Embora haja vários momentos em que a movimentação (principalmente de Bono, mas não só) tente criar situações desta dita “aproximação” (menos entre os músicos e mais entre eles e a platéia – ou pelo menos a parcela desta mais próxima do palco), nunca se consegue evitar a sensação de um espetáculo onde esta aproximação soa posada, protocolar,  parte do script – o que aliás, no caso, é mais do que uma expressão de linguagem, porque para juntar aquilo que claramente são 5 ou 6 apresentações diferentes como se fosse apenas um show contínuo, certamente foi montado um roteiro de movimentos no palco bastante rígido, para que os shows pudessem permitir o corte entre eles com continuidade. O que resulta disso é que nos aproximamos de um show em que não parecemos realmente convidados a estar perto, a dividir a experiência pequena de habitar aquele palco – como, por exemplo, acontecia em pleno 2D no filme de Scorsese/Stones, com a câmera hiper-atenta e a interação musical única no palco. Aqui no filme-show do U2, todas as cenas no palco parecem frias, ensaiadas, e, não obstante as novas texturas do 3D, continuamos distantes – se não na dimensão física da imagem, na emocional (e para isso certamente não ajudam em nada as tradicionais papagaiadas politicamente corretas de Bono, quando ele deixa de lado o – bom – cantor que é para encarnar o guia político-espiritual de massas).

A impressão que fica é que estamos muito perto de um show que seria melhor visto à distância, como espetáculo audiovisual de arena que é – não por acaso um dos mais efetivos planos do filme se dá num momento em que a câmera filma o palco bem de longe, da posição de um espectador distante. Temos vontade de que a imagem fique lá mais e mais tempo, pensando em como seria fascinante a experiência de um show como este filmado em 3D a partir de um plano-sequência estático que nos dá uma visualidade distinta de tudo que já vimos antes, tanto em shows como em filmes. Outra opção, radicalmente distinta mas também atraente, é que o filme assumisse uma interação mais viva com os efeitos visuais do telão do show, como acontece em apenas duas músicas, no que são momentos de grande interesse plástico. Ali, a interferência na imagem tira o peso de simples registro e cria uma experiência audiovisual única que poderia ser bem mais explorada pelo filme.

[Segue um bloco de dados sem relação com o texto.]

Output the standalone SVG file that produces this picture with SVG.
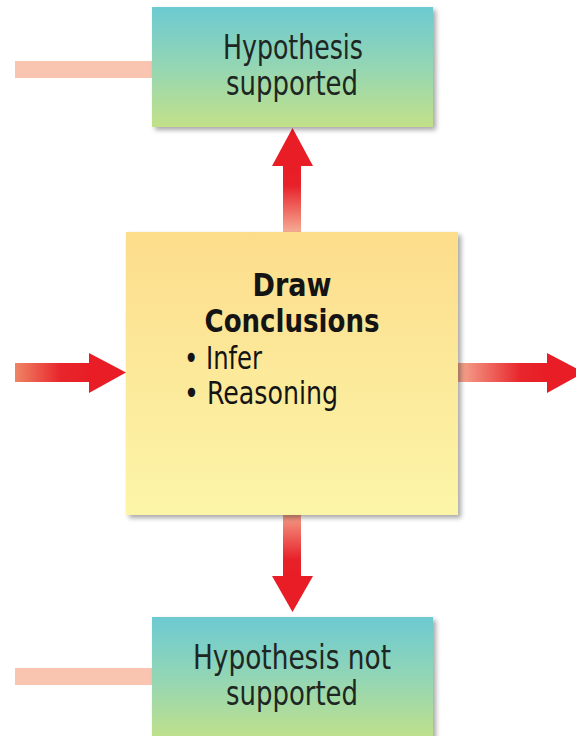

Aproveitando pouco estas possibilidades, o filme termina tendo seus melhores e mais engajadores momentos quando a câmera deixa de lado os músicos (ou os coloca apenas como um objeto de primeiro plano), e se foca na platéia. Isso acontece pela mistura de dois fatores: primeiro porque, o fascínio genuíno que se vê nos rostos dos espectadores é de uma emocionalidade muito mais potente que a encenação de emoção dos músicos. Ali, naqueles rostos que vemos com uma definição de imagem até então desconhecida em registros audiovisuais de show, há o sentimento de algo de novo. Além disso, quando a platéia é filmada (seja do palco, seja do fundo), este novo 3D cria uma tal riqueza de dimensões e texturas entre os espectadores que a imagem nunca consegue ser menos do que hipnótica. De repente, cada um daqueles tolos movimentos já tão vistos em filmagens de shows (as meninas nos ombros de amigos, as palmas, os celulares acesos – aliás as telas e mais telas de celulares e câmeras digitais são um capítulo à parte como imagem fascinante) surgem renovados de força e potência visual. Olhar para estes planos acaba sendo o grande prazer deste U2 3D – relegando os músicos do U2, independente de sua qualidade e presença no palco, a um inesperado papel de coadjuvantes no seu próprio filme.